Located in the sparkling waters of the Andaman Sea just 70 minutes flying time south of Bangkok, Thailand’s most popular beach destination has everything that you could possibly want on vacation: beautiful beaches, some of the finest resort hotels, international and Thai cuisine, temples, water sports, coral reefs, turquoise seas, scuba diving and liveaboards, and tropical sunshine – all in plentiful proportions.
The beaches are lovely, and the rock formations in the Phang Nga Bay are stunning. The food, backpacking options and the nightlife, Phuket tours offer such a verity that almost seems unbelievable. Though building sites, new road construction and traffic deface some of the island’s scenery, if you are looking for some quality diving and an action-packed time with plenty of nightlife, Phuket Island remains the place to be in Thailand.

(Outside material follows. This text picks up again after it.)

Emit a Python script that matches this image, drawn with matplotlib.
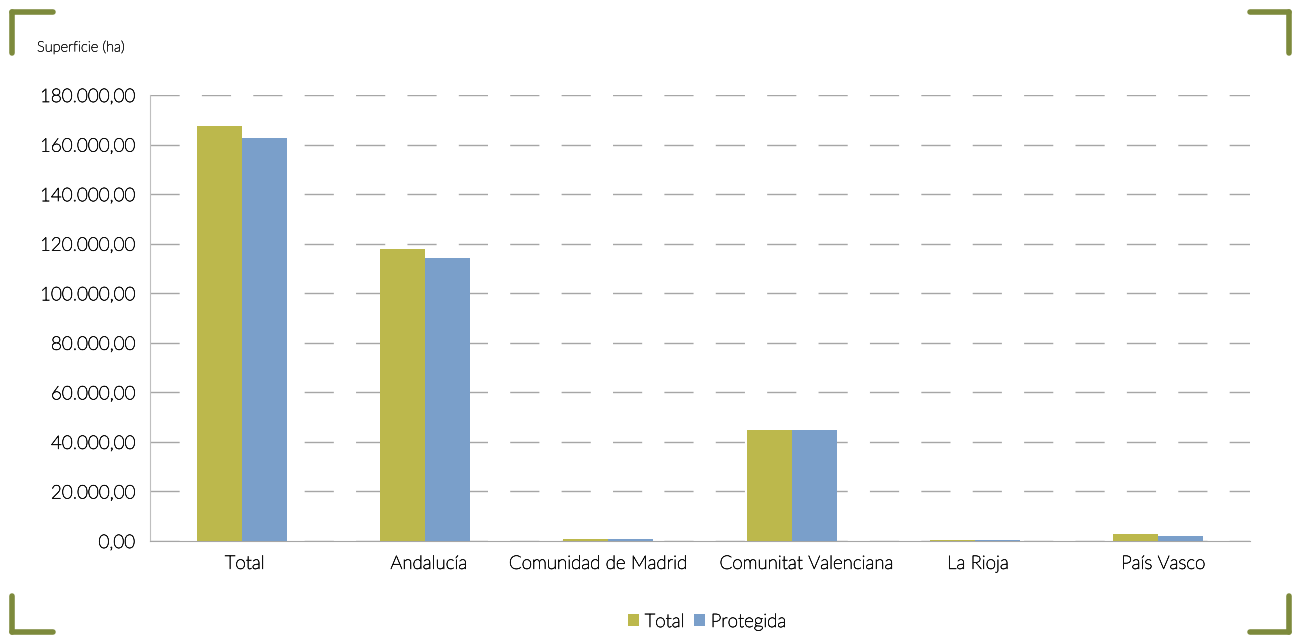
import matplotlib
matplotlib.use("Agg")
import matplotlib.pyplot as plt
import matplotlib.patheffects as pe
import matplotlib.transforms as mtransforms
import numpy as np
from matplotlib.lines import Line2D
from matplotlib.ticker import FuncFormatter

categories = ["Total", "Andalucía", "Comunidad de Madrid", "Comunitat Valenciana", "La Rioja", "País Vasco"]
total = [167300, 118000, 800, 44800, 600, 2800]
protegida = [162800, 114300, 700, 44800, 300, 2000]
series_names = ["Total", "Protegida"]
yticks = list(range(0, 180001, 20000))

green = "#bcb84c"
blue = "#7a9fca"
bracket = "#7d8a3c"
font = ["Lato", "DejaVu Sans"]
tw = "light"
peff = [pe.withStroke(linewidth=0.45, foreground="#111111")]
label_shift_px = [3, 4, -10, 15, 3, 5]

plt.rcParams["font.family"] = font
fig = plt.figure(figsize=(12.95, 6.35), dpi=100)
ax = fig.add_axes([150/1295, 1 - 541/635, (1250-150)/1295, (541-95)/635])

x = np.arange(len(categories))
w = 0.245
ax.bar(x - w/2, total, width=w, color=green, label=series_names[0], zorder=3)
ax.bar(x + w/2, protegida, width=w, color=blue, label=series_names[1], zorder=3)

ax.set_xlim(-0.5, len(categories) - 0.5)
ax.set_ylim(0, 180000)
ax.set_yticks(yticks)
fmt = lambda v, p: f"{v:,.2f}".replace(",", "X").replace(".", ",").replace("X", ".")
ax.yaxis.set_major_formatter(FuncFormatter(fmt))
ax.set_xticks(x)
ax.set_xticklabels(categories)
ax.tick_params(axis="x", length=0, pad=10, labelsize=13.5, labelcolor="#111111")
ax.tick_params(axis="y", length=0, pad=11, labelsize=13.5, labelcolor="#111111")
for lab in ax.get_xticklabels() + ax.get_yticklabels():
    lab.set_fontweight(tw)
    lab.set_path_effects(peff)
for lab, dx in zip(ax.get_xticklabels(), label_shift_px):
    lab.set_transform(lab.get_transform() + mtransforms.ScaledTranslation(dx/100, 0, fig.dpi_scale_trans))

ax.grid(axis="y", color="#a6a6a6", linestyle=(0, (21, 16)), linewidth=1, zorder=0)
ax.set_axisbelow(True)
for s in ["top", "right"]:
    ax.spines[s].set_visible(False)
ax.spines["left"].set_color("#bfbfbf")
ax.spines["bottom"].set_color("#a6a6a6")

fig.text(37/1295, 1 - 47/635, "Superficie (ha)", fontsize=10.5, color="#222222",
         fontweight=tw, va="center", ha="left",
         path_effects=[pe.withStroke(linewidth=0.35, foreground="#222222")])

leg = fig.legend(loc="center", bbox_to_anchor=(707/1295, 1 - 622/635), ncol=2, frameon=False,
                 fontsize=13.5, handlelength=0.6, handleheight=0.6, handletextpad=0.3,
                 columnspacing=0.5)
for t in leg.get_texts():
    t.set_fontweight(tw)
    t.set_color("#111111")
    t.set_path_effects(peff)

def seg(x0, y0, x1, y1):
    fig.add_artist(Line2D([x0/1295, x1/1295], [1 - y0/635, 1 - y1/635], color=bracket,
                          linewidth=4, solid_capstyle="round", transform=fig.transFigure))

seg(12, 12, 53, 12); seg(12, 12, 12, 53)
seg(1250, 12, 1289, 12); seg(1289, 12, 1289, 53)
seg(12, 596, 12, 632); seg(12, 632, 53, 632)
seg(1289, 596, 1289, 632); seg(1250, 632, 1289, 632)

fig.savefig("out.png", dpi=100)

The best time to travel to Phuket is from December through March, when the weather is not so humid. A cool breeze keeps you comfortable during these months. Temperatures range from 75F to 89F (24C to 32C). The hottest months are from April to May, with temperatures ranging from 80F to 95 F (27C to 36C). Months of June, July and August tend to be the period when there are heavy showers with sunshine in between. September-October is the rainy season.
Phuket Island has always been a crossroads and port of call on ancient sea lanes from Arabia, India and the West, with trade destined for China, and a refuge on the lee side in Phang Nga Bay for sea captains riding out the monsoon storms. During the last 100 years, Phuket has established its economic importance with the mining of tin and growing of rubber, although nowadays most tin mining activities have been replaced by tourism. The soil is rich and resplendent with myriad tropical fruits. Pineapples, coconuts, cashews and rubber are produced commercially, among others. Prawn farming is significant on the East and South coasts. Construction is also very big on Phuket with new hotels, housing estates and shopping centres along with road improvement projects to help eliminate traffic due to the tourism boom.
The residents of Phuket are Thais who migrated from the mainland, Chinese who arrived to work in tin mines, Muslims of Malaysian extraction that came to work in the rubber plantations and the Chao Leh or sea gipsies, one of the earliest groups to inhabit the island. The Chinese represent around 35% of the island’s population. They differ from those who settled in Bangkok and other regions of Thailand, in that they arrived mainly from the Hokkien region of China as did those now living in Singapore and Malaysia. The influence of the Indonesian and Malayan culture is also apparent in the ethnic makeup, language, art, and religion of southern Thailand. About a third of the Thai’s living here are Muslims. Concentrated mostly around Surin and a few other big villages, they work as rice and rubber farmers.